Bhutani et al. [17] investigated the effect of ADF in combination with exercise on changes in body composition and biochemical parameters in the randomized study. For this purpose, obese people were assigned to 4 groups: ADF with exercise, ADF, exercise, and a control group. Body weight decreased in the ADF with exercise, ADF, and exercise only groups by 6 ± 4 kg, 3 ± 1 kg, and 1 ± 0 kg, respectively, at p <0.005. ADF and exercise also improved diabetes parameters (fasting insulin levels and HOMA-IR index). Weight loss was associated with an improvement in cell sensitivity to insulin.

In the randomized study by Harvie et al. [18], the effects of intermittent fasting (ADF) were compared with caloric restriction in terms of weight loss and improvement in insulin sensitivity. The study involved 107 women with BMI>30 kg/m2. Both ADF and caloric restriction were shown to decrease body weight by −6.4 (−7.9 to −4.8) kg and −5.6 (−6.9 to −4.4) kg, respectively. The improvement in fasting insulin levels was modest in both group, but was greater in the ADF group. Both intermittent fasting and daily caloric reduction have been shown to be an effective method of losing weight and improving diabetic parameters.

In the randomized, cross-over study by Antoni et al. [8], participants randomly followed three 1-day diets: an isocaloric diet, 75% calorie restriction (ADF), and 100% calorie restriction (CADF). The study compared the effects of an isocaloric diet and intermittent fasting on glucose metabolism. The study shows the significant effect of CADF and ADF in reducing fasting glucose and insulin levels. The lowest fasting glucose and insulin levels were obtained with CADF, and the highest with an isocaloric diet.
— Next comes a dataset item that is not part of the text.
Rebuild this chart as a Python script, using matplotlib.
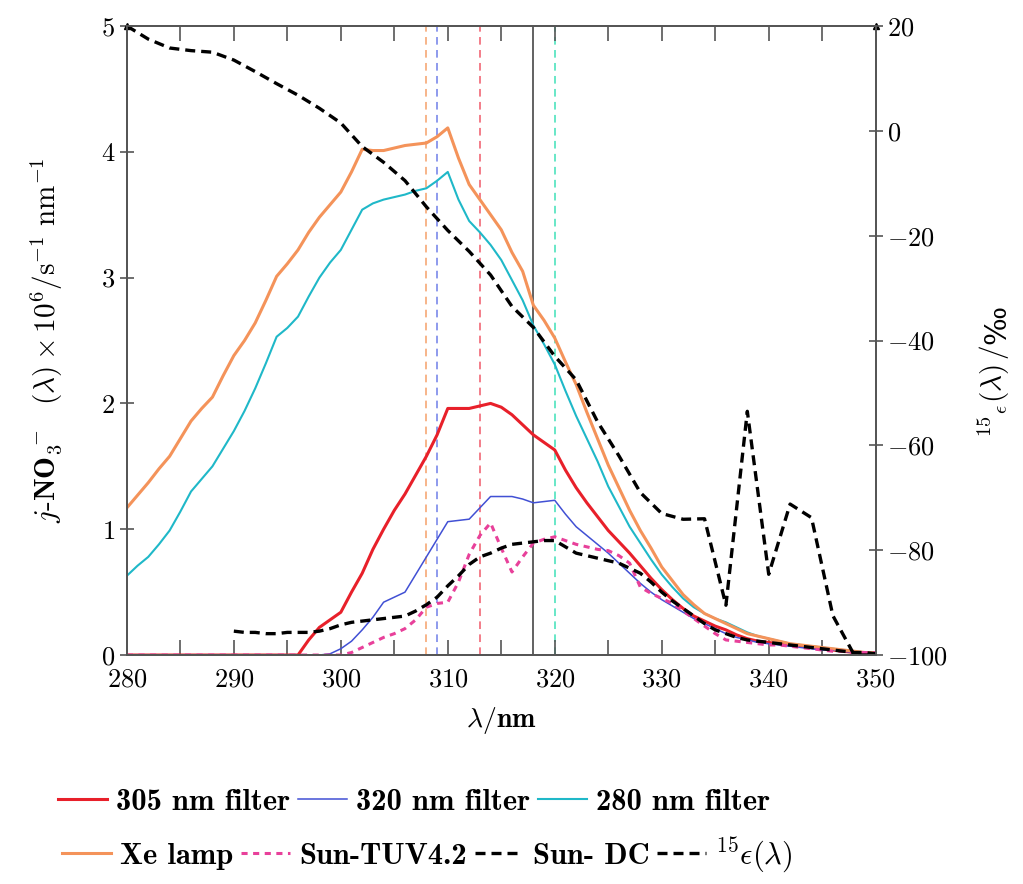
import numpy as np
import matplotlib
matplotlib.use('Agg')
import matplotlib.pyplot as plt

plt.rcParams['font.family'] = ['cmr10', 'DejaVu Serif']
plt.rcParams['mathtext.fontset'] = 'cm'
plt.rcParams['axes.formatter.use_mathtext'] = True

# longueurs d'onde (nm)
wl = np.arange(280, 351)
wl_dc = np.arange(290, 351)
wl_eps = np.arange(280, 351, 2)

xe_lamp = [1.17, 1.27, 1.37, 1.48, 1.58, 1.72, 1.86, 1.96, 2.05, 2.22,
           2.38, 2.50, 2.64, 2.82, 3.01, 3.11, 3.22, 3.36, 3.48, 3.58,
           3.68, 3.84, 4.02, 4.01, 4.01, 4.03, 4.05, 4.06, 4.07, 4.12,
           4.19, 3.95, 3.74, 3.62, 3.50, 3.38, 3.20, 3.05, 2.78, 2.66,
           2.52, 2.33, 2.15, 1.93, 1.72, 1.51, 1.33, 1.15, 0.99, 0.85,
           0.70, 0.59, 0.48, 0.40, 0.33, 0.29, 0.25, 0.21, 0.17, 0.15,
           0.13, 0.11, 0.09, 0.08, 0.07, 0.06, 0.05, 0.04, 0.03, 0.02, 0.02]

filt_280 = [0.63, 0.71, 0.78, 0.88, 0.99, 1.14, 1.30, 1.40, 1.50, 1.64,
            1.78, 1.94, 2.12, 2.32, 2.53, 2.60, 2.69, 2.85, 3.00, 3.12,
            3.22, 3.38, 3.54, 3.59, 3.62, 3.64, 3.66, 3.69, 3.71, 3.77,
            3.84, 3.62, 3.45, 3.36, 3.26, 3.14, 2.98, 2.82, 2.62, 2.47,
            2.31, 2.10, 1.90, 1.72, 1.54, 1.34, 1.18, 1.02, 0.89, 0.76,
            0.64, 0.54, 0.45, 0.38, 0.33, 0.29, 0.26, 0.22, 0.18, 0.15,
            0.13, 0.11, 0.09, 0.08, 0.07, 0.06, 0.05, 0.04, 0.03, 0.02, 0.02]

filt_305 = [0, 0, 0, 0, 0, 0, 0, 0, 0, 0,
            0, 0, 0, 0, 0, 0, 0.0, 0.12, 0.22, 0.28,
            0.34, 0.50, 0.65, 0.84, 1.00, 1.15, 1.28, 1.43, 1.58, 1.75,
            1.96, 1.96, 1.96, 1.98, 2.00, 1.97, 1.91, 1.83, 1.75, 1.69,
            1.63, 1.47, 1.33, 1.21, 1.10, 0.99, 0.90, 0.81, 0.71, 0.61,
            0.52, 0.44, 0.37, 0.31, 0.27, 0.23, 0.20, 0.16, 0.13, 0.11,
            0.10, 0.09, 0.08, 0.07, 0.06, 0.05, 0.04, 0.03, 0.02, 0.02, 0.01]

filt_320 = [0, 0, 0, 0, 0, 0, 0, 0, 0, 0,
            0, 0, 0, 0, 0, 0, 0, 0, 0, 0.01,
            0.05, 0.11, 0.20, 0.30, 0.42, 0.46, 0.50, 0.64, 0.78, 0.92,
            1.06, 1.07, 1.08, 1.17, 1.26, 1.26, 1.26, 1.24, 1.21, 1.22,
            1.23, 1.12, 1.02, 0.95, 0.88, 0.81, 0.73, 0.65, 0.57, 0.50,
            0.44, 0.39, 0.34, 0.29, 0.25, 0.21, 0.17, 0.14, 0.12, 0.10,
            0.09, 0.08, 0.07, 0.06, 0.05, 0.04, 0.04, 0.03, 0.02, 0.02, 0.01]

sun_tuv = [0, 0, 0, 0, 0, 0, 0, 0, 0, 0,
           0, 0, 0, 0, 0, 0, 0, 0, 0, 0,
           0.0, 0.02, 0.06, 0.10, 0.14, 0.17, 0.21, 0.28, 0.38, 0.41,
           0.42, 0.58, 0.80, 0.95, 1.05, 0.85, 0.66, 0.78, 0.89, 0.92,
           0.94, 0.91, 0.88, 0.86, 0.84, 0.83, 0.79, 0.73, 0.54, 0.49,
           0.45, 0.41, 0.35, 0.29, 0.23, 0.17, 0.12, 0.11, 0.10, 0.09,
           0.08, 0.08, 0.07, 0.06, 0.05, 0.04, 0.03, 0.03, 0.02, 0.02, 0.02]

sun_dc = [0.19, 0.18, 0.18, 0.17, 0.17, 0.18, 0.18, 0.18, 0.19, 0.21,
          0.24, 0.26, 0.27, 0.28, 0.29, 0.30, 0.31, 0.35, 0.40, 0.46,
          0.55, 0.63, 0.72, 0.78, 0.81, 0.85, 0.88, 0.89, 0.90, 0.91,
          0.91, 0.86, 0.81, 0.79, 0.77, 0.75, 0.73, 0.69, 0.65, 0.58,
          0.50, 0.43, 0.37, 0.31, 0.25, 0.20, 0.17, 0.14, 0.12, 0.11,
          0.10, 0.09, 0.08, 0.07, 0.06, 0.05, 0.04, 0.03, 0.02, 0.02, 0.01]

eps15 = [20, 17.5, 15.8, 15.3, 15.0, 13.5, 11.3, 9.0, 6.8, 4.3,
         1.5, -3.0, -6.0, -9.5, -14.5, -19.0, -23.0, -27.5, -33.5, -37.5,
         -43.0, -47.5, -55.5, -62.0, -69.0, -73.0, -74.1, -74.0, -90.5, -53.5,
         -84.6, -71.2, -73.8, -92.5, -100, -100]

# lignes verticales (longueurs d'onde des maxima)
vlines_x = [308, 309, 313, 318, 320]
vlines_c = ['#f5a06a', '#6f7fe8', '#f05a6a', '#555555', '#3ee0b8']

fig = plt.figure(figsize=(10.23, 8.84), dpi=100)
ax = fig.add_axes([0.124, 0.259, 0.732, 0.7116])
ax2 = ax.twinx()

for x, c in zip(vlines_x, vlines_c):
    if c == '#555555':
        ax.axvline(x, color=c, lw=1.3, zorder=1)
    else:
        ax.axvline(x, color=c, lw=1.1, ls=(0, (5, 3.5)), zorder=1)

l_305, = ax.plot(wl, filt_305, color='#e8202a', lw=2.2, label='305 nm filter')
l_320, = ax.plot(wl, filt_320, color='#4150d4', lw=1.1, label='320 nm filter')
l_280, = ax.plot(wl, filt_280, color='#1fb8c8', lw=1.5, label='280 nm filter')
l_xe, = ax.plot(wl, xe_lamp, color='#f4935a', lw=2.2, label='Xe lamp')
l_tuv, = ax.plot(wl, sun_tuv, color='#e8409a', lw=2.2, ls=(0, (2.0, 1.8)), label='Sun-TUV4.2')
l_dc, = ax.plot(wl_dc, sun_dc, color='black', lw=2.4, ls=(0, (3, 1.8)), label='Sun- DC')
l_eps, = ax2.plot(wl_eps, eps15, color='black', lw=2.4, ls=(0, (3, 1.8)),
                  label=r'$^{15}\epsilon(\lambda)$')

ax.set_xlim(280, 350)
ax.set_ylim(0, 5)
ax2.set_ylim(-100, 20)
ax.set_xticks(range(280, 351, 10))
ax.set_xticks(range(285, 350, 10), minor=True)
ax.set_yticks(range(0, 6))
ax2.set_yticks(range(-100, 21, 20))

for a in (ax, ax2):
    for s in a.spines.values():
        s.set_color('#555555')
        s.set_linewidth(1.3)

ax.tick_params(axis='x', which='both', direction='in', top=True, length=11,
               width=1.2, color='#555555', labelsize=19, pad=9)
ax.tick_params(axis='y', direction='inout', length=10, width=1.2,
               color='#555555', labelsize=19)
ax2.tick_params(axis='y', direction='inout', length=10, width=1.2,
                color='#555555', labelsize=19)

# petites fleches en haut des axes
ax.plot([0, 1], [1, 1], marker='^', ls='none', color='black', ms=5,
        transform=ax.transAxes, clip_on=False)

ax.set_xlabel(r'$\lambda/\mathbf{nm}$', fontsize=20, labelpad=10)
ax.set_ylabel(r'$j$-$\mathbf{NO}_3^{\ -}$  $(\lambda)\times\mathbf{10}^{\mathbf{6}}/\mathrm{s}^{-1}\ \mathrm{nm}^{-1}$',
              fontsize=21, labelpad=26)
ax2.set_ylabel(r'$^{15}{}_{\epsilon}(\lambda)\,/$', fontsize=21, labelpad=20)
ax2.yaxis.label.set_y(0.42)

# legendes en bas, deux lignes
leg_kw = dict(frameon=False, handlelength=1.6, handletextpad=0.3,
              columnspacing=0.25, prop={'family': ['cmb10', 'DejaVu Serif'], 'size': 22})
fig.legend(handles=[l_305, l_320, l_280], loc='lower left', ncol=3,
           bbox_to_anchor=(0.03, 0.046), **leg_kw)
fig.legend(handles=[l_xe, l_tuv, l_dc, l_eps], loc='lower left', ncol=4,
           bbox_to_anchor=(0.034, -0.021), **leg_kw)

# le signe pour mille, ajoute au bout de l'etiquette de droite
fig.canvas.draw()
bb = ax2.yaxis.label.get_window_extent(fig.canvas.get_renderer())
W, H = fig.get_size_inches() * fig.dpi
fig.text((bb.x0 + bb.x1) / 2 / W + 0.003, bb.y1 / H, '‰', rotation=90,
         ha='center', va='bottom', fontsize=21, family='DejaVu Serif')

fig.savefig('out.png', dpi=100)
The effect of intermittent fasting in combination with a ketogenic diet on HbA1c in a healthy body weight woman with type II diabetes was investigated in a case study. The ketogenic diet consisted of the following macronutrient composition: 5% carbohydrates, 15% protein, and 80% fat. The patient had not previously seen any improvement in glycaemia following the standard dietary approach (low glycemic index diet with calorie restriction). Intermittent fasting was introduced for 24 h three times a week, then 42 h three times a week, then 42 h twice a week, and 16 h a week. After 8 months, the IF was reduced to 16 h a day, with 24 h three times a month, and metformin was reintroduced. After 14 months, HbA1c reached 5.8%, and the body mass index slightly changed [19•]. When selecting the study, the time of eating meals was taken into account in accordance with the idea of intermittent fasting, because the ketogenic diet determines the type of food that should be eaten (it shows what nutrients should consist of a meal), but does not contain indications regarding the time of meals (i.e., when the meal should be eaten).

Conclusions

Pre-clinical and clinical studies have shown that intermittent fasting has a wide range of benefits for many diseases, including obesity, diabetes, and insulin resistance. The results of human studies, in which various indicators of health are measured at the beginning and after periods of IF of 2–6 months or longer, suggest that IF may protect against diabetes and obesity.

Recent studies have produced promising results that strongly support further clinical trials in patients with chronic age-related disorders and obesity. An important clinical and scientific question is whether adopting a regular, intermittent fasting regimen is a viable and sustainable strategy that can be used in health promotion. In addition, adequate clinical trials are needed to see if intermittent fasting can supplement or replace energy restriction, and if so, can facilitate long-term improvement in metabolism and weight control. This review suggests that intermittent fasting regimens may be a promising approach to losing weight and improving blood chemistry in people who can safely tolerate interruptions or eat very little during certain hours of the day, night, or days of the week.